Bojo Galak merupakan lagu yang menceritakan ketertindasan
seorang perempuan. Ketertindasan tersebut terjadi setelah adanya suatu
pernikahan. Ada sebuah dominasi sikap yang ditunjukkan oleh laki-laki (suami).
Ketertindasan tersebut berupa sikap. Hal itu dapat dilihat pada penggalan lirik
di awal lagu.
Wis nasibe kudu koyo ngene
Nduwe bojo kok ra tau ngepenake
Seneng muring, omongane sengak
Kudu tak trimo, bojoku pancen
galak
Saben dino rasane ora karuan
Ngerasake bojoku sing ra tahu
perhatian
Nanging piye maneh atiku wes
kadung tresno
Senajan batinku ngampet ono
njero dodo
Penggalan lirik di atas menunjukan ketidakberdayaan
seorang perempuan.

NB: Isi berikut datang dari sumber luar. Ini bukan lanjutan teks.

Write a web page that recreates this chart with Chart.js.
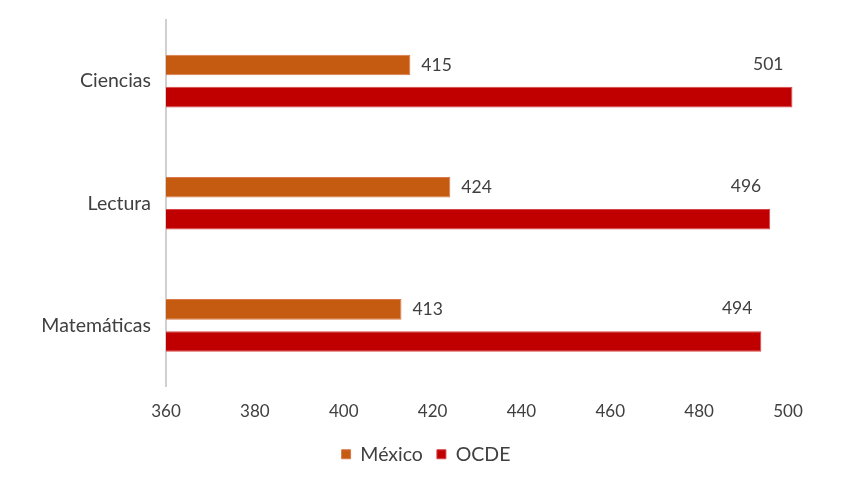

Perempuan tidak memunyai kuasa dan upaya untuk melakukan
perlawanan. Saat hal itu terjadi, patriarki menemukan tempatnya berlabuh. Sebab,
perempuan dalam hal ini menikmati ketertindasannya.
Sungguh aneh rasanya bila
dicermati lebih dalam. Pernikahan yang digadang-gadang menjadi tempat
berlabuhnya suatu kebahagiaan , justru menjadi sarang atas ketakberdayaan. Setelah
melakukan ijab kabul, sepenuhnya hak istri menjadi tanggung jawab suami. Hal
ini menimbulkan pro-kontra. Tetapi, konsep semacam itu justru yang menjadi
dasar cerita lagu “Bojo Galak”.
Ketidakberdayaan seorang
perempuan juga dapat dilihat pada lirik-lirik berikutnya.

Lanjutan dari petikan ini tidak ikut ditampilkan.